Implementasi Pendidikan Karakter di Kampus


Oleh: Epi Suhaepi

         Pendidikan merupakan “industri” pencetak manusia-manusia yang memiliki keterampilan hidup agar bisa beradaptasi dengan lingkungan dan bisa memecahkan masalah kehidupannya. Maka dari itu, arah pendidikan harus senantiasa berorientasi pada pemecahan permasalahan yang di hadapi manusia itu sendiri. Sebagaimana yang telah digariskan di dalam Pembukaan UUD 1945 alinea ke-4, bahwa tujuan pendidikan adalah mencerdaskan kehidupan bangsa. Mencerdaskan memiliki arti bahwa seluruh potensi dan proses pendidikan yang diselenggarakan harus dan wajib berorientasi pada proses pembentukan karakter manusia Indonesia yang cerdas. Pembentukan karakter ini sesuai dengan tujuan pendidikan (pasal 3 UU No 20 tahun 2003) yaitu menciptakan manusia yang beriman dan bertakwa kepada Tuhan Yang Maha Esa, berakhlak mulia, sehat, berilmu, cakap, kreatif, mandiri dan menjadi warga Negara yang demokratis serta bertanggungjawab. Tujuan pendidikan dalam UU ini menunjukan keinginan untuk membentuk manusia yang ingin di capai seperti memiliki kepribadian atau karakter yang baik bukan kecerdasan semata. Dengan demikian, kecerdasan yang dimiliki oleh seseorang harus di ikuti dengan karakter yang kuat. Secara formal, pembentukan manusia dilakukan oleh lembaga pendidikan seperti sekolah-sekolah terutama kampus.
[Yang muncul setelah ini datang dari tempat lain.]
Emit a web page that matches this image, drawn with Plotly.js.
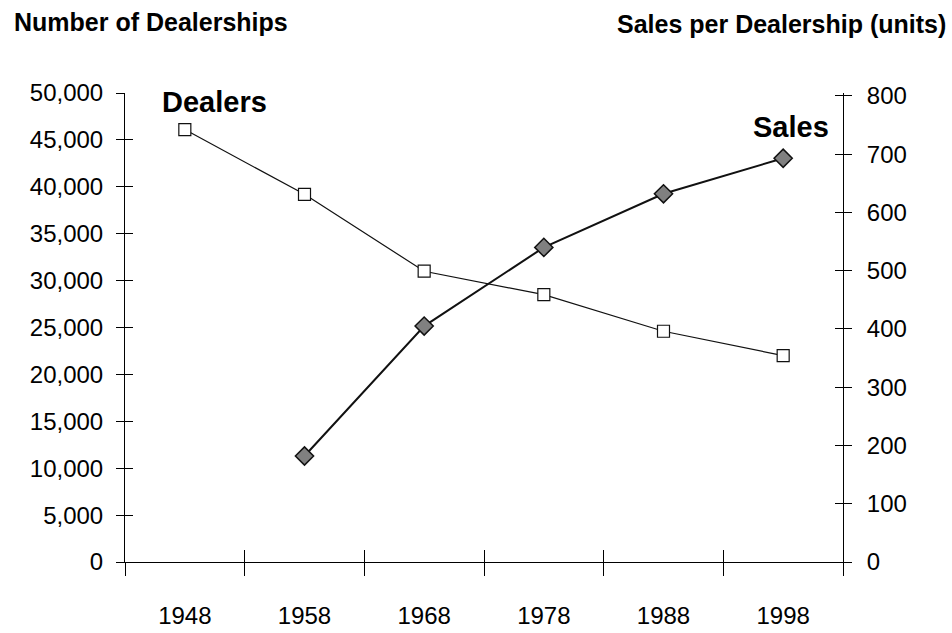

Kampus dalam persoalan ini adalah masalah kedua. Sebab yang mendiami didalamnya adalah manusia. Kampus hanya akan menjadi penting ketika di isi oleh beberapa komponen manusia  sebagai agen pelaksana misi tridarma perguruan tinggi. Secara struktural, komponen itu di antaranya ada Rektor,Dosen, Karyawan dan Mahasiswa. Kampus sebagai salah satu lembaga pendidikan yang berupaya melakukan proses untuk mencerdaskan anak bangsa (peserta didik) merupakan sarana formal dan strategis dalam mencetak manusia yang berkarakter. Karena kampus di dukung oleh sumber daya manusia yang mempunyai tingkat intelektual tinggi serta sarana dan prasarana yang mendukung dalam proses pendidikan yang dilakukan. Secara umum, upaya implementasi pendidikan karakter itu terlaksana dalam dua bidang yaitu bidang akademik dan kemahasiswaan. Pertama, akademik. Upaya penanaman nilai kepribadian yang menjadi tahap dasar untuk pembentukan karakter harus masuk di integrasikan dalam kegiatan akademik terutama dalam proses pembelajaran.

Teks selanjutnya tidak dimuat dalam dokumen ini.